Louis Moland, Correspondance de Voltaire : Avertissement , 1880
À la fin du mois de décembre 1704, le jeune Armand Arouet, âgé de dix-neuf ans, écrivait un compliment de nouvelle année à Mme du Pont-Bailly, sa cousine, femme d’un marchand poitevin. Ce morceau de littérature achevé, le jeune homme le faisait signer par son petit frère François-Marie, dit Zozo, âgé de dix ans. Or Zozo n’était autre que le grand épistolier du XVIIIe siècle, François de Voltaire. M. Benjamin Fillon a retrouvé dans un grenier du Poitou cette première lettre signée d’un sobriquet enfantin par la main qui devait en signer des milliers d’autres. On nous excusera d’en reproduire ici le texte, puisque c’est le point de départ de la célèbre correspondance, au delà duquel il sera très-certainement difficile de reculer.
pays de Poitou.
Mon papa m’a fait cette grâce de me comander d’estre son secrettaire ce premier d’année, et vous tesmoigner les humbles respects de nostre maison, avec les veux et les prières que nous faisons pour vostre prospérité, santé, bonheur et satisfacion, qui ne sont en doutte de vostre costé eu égard à nous. Il vous suplie, madame ma cousine, le croire toujours bon parent et ne vous despartir de l’affection que vous devez à sa famille, et moy, le secrettaire, je finiray en me disant, et Zozo,
Vos très-humbles et respectueux cousins,
Depuis plusieurs années déjà, François-Marie avait perdu sa mère, morte le 13 juillet 1701, lorsqu’il avait six ans et demi, et que, par conséquent, il avait à peine connue. C’est pourquoi cette épître est écrite seulement au nom du père, M. le receveur des épices de la chambre des comptes, ou payeur de la chambre des comptes, Arouet.

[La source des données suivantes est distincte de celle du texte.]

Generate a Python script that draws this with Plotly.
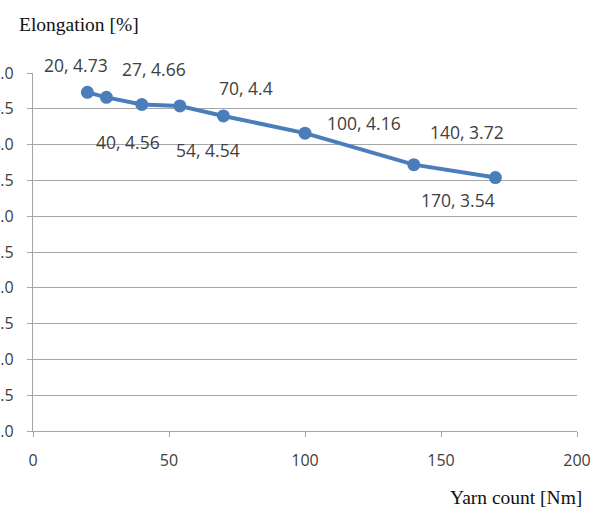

Ce spécimen étant donné ici pour la satisfaction des curieux, notre recueil commence à la date de 1711, lorsque François-Marie est parvenu à sa dix-septième année et qu’il est encore élève du collége Louis-le-Grand. L’épisode romanesque des amours du futur Voltaire avec Mlle Olympe Dunoyer occupe la fin de l’année 1713 et le commencement de 1714. Puis la correspondance se développe d’année en année, et s’étend bientôt comme un vaste fleuve, jusqu’aux derniers jours de l’auteur.
Cette correspondance, qui embrasse un espace de soixante-sept ans, est une œuvre de premier ordre, un de nos grands monuments littéraires. Voltaire l’a élevé au jour le jour, à son insu.